Boca de Soledad

Today was a day that will forever leave an imprint on our hearts and minds. In life’s quest to experience wild things in wild places, we have come to the Baja Peninsula to not only experience the beauty of the Sonoran desert, but one of the most amazing migrations in the animal kingdom.

Setting out before breakfast from the National Geographic Sea Bird the first groups headed for the Boca de Soledad to see what they could find in the calm waters of Magdalena Bay. Blessed by little wind and calm seas, we were able to easily access the entrance (and exit) that the Gray Whales use when using this lagoon for both calving and for mating. Having made a 6,000 mile migration from the high and Arctic Seas of the Bering and Chukchi, some of the Eastern North Pacific population make this warm and calm oasis their winter home.
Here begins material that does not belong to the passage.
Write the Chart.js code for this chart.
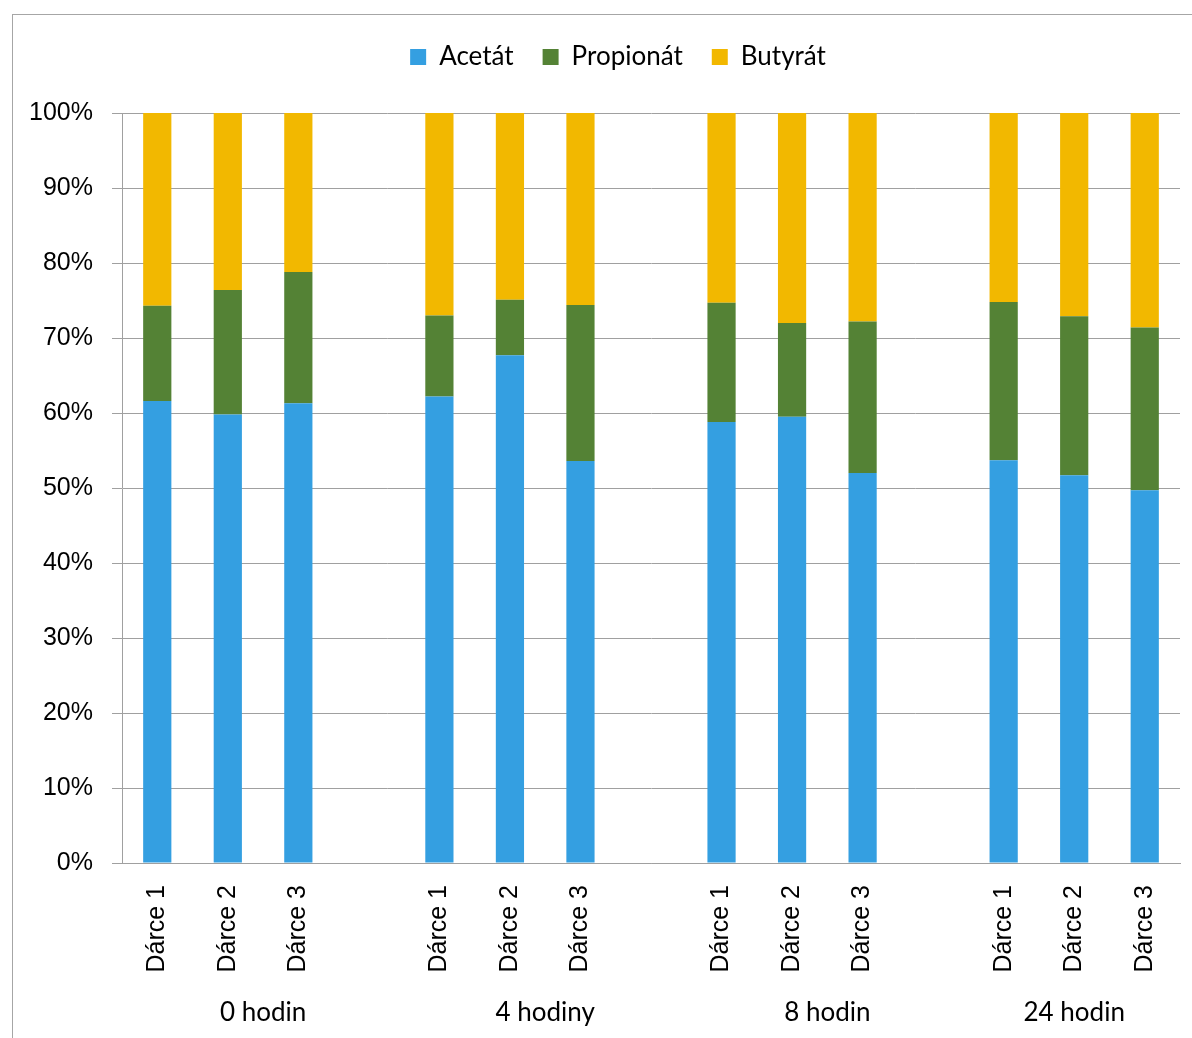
<!DOCTYPE html>
<html>
<head>
<meta charset="utf-8">
<script src="https://cdn.jsdelivr.net/npm/chart.js@4.4.1/dist/chart.umd.min.js"></script>
<style>
  html, body { margin: 0; padding: 0; background: #fff; overflow: hidden; }
  #wrap { position: relative; width: 1192px; height: 1038px; }
  #frame { position: absolute; left: 12px; top: 14px; width: 1300px; height: 1200px;
           border-left: 1px solid #a6a6a6; border-top: 1px solid #a6a6a6; pointer-events: none; }
</style>
</head>
<body>
<div id="wrap">
  <canvas id="myChart" width="1192" height="1038"></canvas>
  <div id="frame"></div>
</div>
<script>
// donors per time point, blank slot separates the groups
var donors = ['Dárce 1', 'Dárce 2', 'Dárce 3', '',
              'Dárce 1', 'Dárce 2', 'Dárce 3', '',
              'Dárce 1', 'Dárce 2', 'Dárce 3', '',
              'Dárce 1', 'Dárce 2', 'Dárce 3'];
var groups = ['0 hodin', '4 hodiny', '8 hodin', '24 hodin'];
var groupStart = [0, 4, 8, 12];
var groupEnd = [3, 7, 11, 14];

var acetat    = [61.6, 59.8, 61.3, null, 62.2, 67.7, 53.6, null, 58.8, 59.5, 52.0, null, 53.7, 51.7, 49.7];
var propionat = [12.7, 16.6, 17.5, null, 10.8, 7.4, 20.8, null, 15.9, 12.5, 20.2, null, 21.1, 21.2, 21.7];
var butyrat   = [25.7, 23.6, 21.2, null, 27.0, 24.9, 25.6, null, 25.3, 28.0, 27.8, null, 25.2, 27.1, 28.6];

var yTicks = [0, 10, 20, 30, 40, 50, 60, 70, 80, 90, 100];

var gray = '#a0a0a0';

// second row of category labels (time points)
var groupLabels = {
  id: 'groupLabels',
  afterDraw: function(chart) {
    var x = chart.scales.x;
    var c = chart.ctx;
    var slot = x.getPixelForValue(1) - x.getPixelForValue(0);
    c.save();
    c.font = '26px Lato';
    c.fillStyle = '#000';
    c.textAlign = 'center';
    c.textBaseline = 'middle';
    for (var i = 0; i < groups.length; i++) {
      var l = x.getPixelForValue(groupStart[i]) - slot / 2;
      var r = x.getPixelForValue(groupEnd[i]) + slot / 2;
      c.fillText(groups[i], (l + r) / 2, 1013);
    }
    c.restore();
  }
};

// extra room under the legend, and shift it a bit right
var legendGap = {
  id: 'legendGap',
  beforeLayout: function(chart) {
    var lg = chart.legend;
    if (lg && !lg._gap) {
      var f = lg.fit;
      lg.fit = function() { f.call(this); this.height += 33; };
      lg._gap = true;
    }
  },
  afterLayout: function(chart) {
    chart.legend.left += 28;
    chart.legend.right += 28;
  }
};

var ctx = document.getElementById('myChart').getContext('2d');
var barChart = new Chart(ctx, {
  type: 'bar',
  data: {
    labels: donors,
    datasets: [{
      label: 'Acetát',
      data: acetat,
      backgroundColor: '#349fe1'
    }, {
      label: 'Propionát',
      data: propionat,
      backgroundColor: '#548235'
    }, {
      label: 'Butyrát',
      data: butyrat,
      backgroundColor: '#f2b800'
    }]
  },
  plugins: [groupLabels, legendGap],
  options: {
    responsive: false,
    animation: false,
    layout: { padding: { top: 15, right: 12, bottom: 0, left: 0 } },
    datasets: { bar: { categoryPercentage: 1, barPercentage: 0.4 } },
    plugins: {
      tooltip: { enabled: false },
      legend: {
        position: 'top',
        labels: {
          boxWidth: 16, boxHeight: 16, padding: 29,
          color: '#000',
          font: { family: 'Lato', size: 26 }
        }
      }
    },
    scales: {
      x: {
        stacked: true,
        grid: { display: false, drawTicks: false },
        border: { display: true, color: gray },
        ticks: {
          autoSkip: false, minRotation: 90, maxRotation: 90, padding: 22,
          color: '#000',
          font: { family: 'Liberation Sans', size: 25 }
        },
        afterFit: function(s) {
          s.height = 175;
          s.paddingLeft = 0;
          s.paddingRight = 0;
        }
      },
      y: {
        stacked: true,
        min: 0, max: 100,
        grid: { color: gray, tickLength: 10, drawTicks: true },
        border: { display: true, color: gray },
        afterBuildTicks: function(s) { s.ticks = yTicks.map(function(v) { return { value: v }; }); },
        ticks: {
          padding: 19,
          color: '#000',
          font: { family: 'Liberation Sans', size: 25 },
          callback: function(v) { return v + '%'; }
        },
        afterFit: function(s) { s.width = 122; }
      }
    }
  }
});
</script>
</body>
</html>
Safe from predators but devoid of food, these baleen whales subsist in the lagoons off the fat they have gained feeding in the rich productive waters of the north.

Unlike other baleen whales Gray Whales are benthic (bottom) feeders and, sucking sediment from the sea floor, capture small invertebrates, expelling residual sediment and particles through their baleen. Eating an unfathomable ton of food a day on their feeding grounds allows these animals to not only migrate from Alaska and Russia (to and fro) but to give birth and nurse in the protected lagoons of the Baja Peninsula.

After exploring the Boca by Zodiac we touched tierra firme for a meander amongst the desert and dunes. Crossing the narrow peninsula we were awarded great views of the Boca de Soledad and the Pacific. In the tracks of jackrabbit, coyote and crab we returned to the playa and ship and over lunch compared the accounts of the morning.

As the tides had changed it seemed that our luck had as well, as our afternoon amongst the Gray Whales was an experience that most of us had hoped for. Cow and calf pairs near the mouth and navigational light gave us interactions both playful and curious. Swimming under if not next to the Zodiac, the “friendlies” actually allowed a lucky few to touch them while the rest of us were awed by an animal once endangered allowing us such close proximity.

We will never forget our experiences in Magdalena Bay and will pray that the morning is as whale-full!!!!!